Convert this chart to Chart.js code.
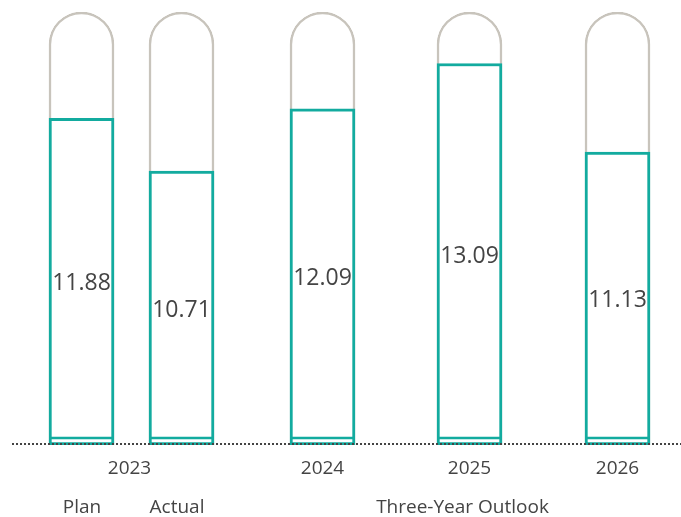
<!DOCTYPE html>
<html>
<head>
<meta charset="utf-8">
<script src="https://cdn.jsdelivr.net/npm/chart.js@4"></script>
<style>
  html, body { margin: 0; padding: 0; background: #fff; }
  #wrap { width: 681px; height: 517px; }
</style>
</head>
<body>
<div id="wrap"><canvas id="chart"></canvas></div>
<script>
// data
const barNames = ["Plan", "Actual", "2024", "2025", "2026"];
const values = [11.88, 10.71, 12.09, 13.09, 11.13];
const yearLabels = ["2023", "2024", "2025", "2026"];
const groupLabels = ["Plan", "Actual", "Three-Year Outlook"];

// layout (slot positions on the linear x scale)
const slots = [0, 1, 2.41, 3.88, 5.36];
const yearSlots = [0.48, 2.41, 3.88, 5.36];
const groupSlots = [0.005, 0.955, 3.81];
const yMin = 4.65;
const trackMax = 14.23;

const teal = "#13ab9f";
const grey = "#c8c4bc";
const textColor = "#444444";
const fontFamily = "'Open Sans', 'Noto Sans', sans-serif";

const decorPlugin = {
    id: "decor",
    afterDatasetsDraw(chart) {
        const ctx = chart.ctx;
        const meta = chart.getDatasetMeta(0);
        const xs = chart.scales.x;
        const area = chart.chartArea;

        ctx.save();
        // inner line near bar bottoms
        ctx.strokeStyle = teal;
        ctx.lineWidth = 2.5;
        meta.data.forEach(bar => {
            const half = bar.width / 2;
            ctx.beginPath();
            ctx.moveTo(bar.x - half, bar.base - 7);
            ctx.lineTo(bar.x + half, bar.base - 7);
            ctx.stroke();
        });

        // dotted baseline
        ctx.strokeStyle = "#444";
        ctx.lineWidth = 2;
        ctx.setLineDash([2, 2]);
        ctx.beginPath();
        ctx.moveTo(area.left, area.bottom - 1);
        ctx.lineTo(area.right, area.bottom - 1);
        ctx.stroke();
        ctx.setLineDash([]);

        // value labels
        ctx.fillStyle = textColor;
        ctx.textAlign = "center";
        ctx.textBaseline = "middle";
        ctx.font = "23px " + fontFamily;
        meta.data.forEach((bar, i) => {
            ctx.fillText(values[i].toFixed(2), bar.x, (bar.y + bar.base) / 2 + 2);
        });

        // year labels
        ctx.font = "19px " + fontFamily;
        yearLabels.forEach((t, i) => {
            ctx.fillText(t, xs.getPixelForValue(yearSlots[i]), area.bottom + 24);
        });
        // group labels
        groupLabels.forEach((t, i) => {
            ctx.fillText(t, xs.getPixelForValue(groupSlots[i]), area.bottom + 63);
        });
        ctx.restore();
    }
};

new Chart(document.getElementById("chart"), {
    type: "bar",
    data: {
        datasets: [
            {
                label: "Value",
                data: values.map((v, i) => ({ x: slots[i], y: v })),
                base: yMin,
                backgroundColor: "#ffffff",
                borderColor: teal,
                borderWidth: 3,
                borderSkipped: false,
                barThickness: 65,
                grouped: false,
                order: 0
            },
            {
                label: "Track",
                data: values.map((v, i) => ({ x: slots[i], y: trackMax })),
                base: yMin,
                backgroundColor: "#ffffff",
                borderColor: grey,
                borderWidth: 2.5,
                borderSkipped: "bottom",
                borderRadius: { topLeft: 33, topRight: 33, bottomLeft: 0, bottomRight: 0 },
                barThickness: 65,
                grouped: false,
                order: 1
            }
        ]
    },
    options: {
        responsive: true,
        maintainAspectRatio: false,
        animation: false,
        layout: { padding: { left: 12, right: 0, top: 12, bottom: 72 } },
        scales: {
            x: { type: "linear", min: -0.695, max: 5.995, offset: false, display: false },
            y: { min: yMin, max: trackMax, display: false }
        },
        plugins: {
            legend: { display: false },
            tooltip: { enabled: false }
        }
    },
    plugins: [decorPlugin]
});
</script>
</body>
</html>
*****
Goal of the exercise:
Read through the data and copy every line where "chart" shows up.

Solution for this exercise:
Convert this chart to Chart.js code.
<script src="https://cdn.jsdelivr.net/npm/chart.js@4"></script>
<div id="wrap"><canvas id="chart"></canvas></div>
    afterDatasetsDraw(chart) {
        const ctx = chart.ctx;
        const meta = chart.getDatasetMeta(0);
        const xs = chart.scales.x;
        const area = chart.chartArea;
new Chart(document.getElementById("chart"), {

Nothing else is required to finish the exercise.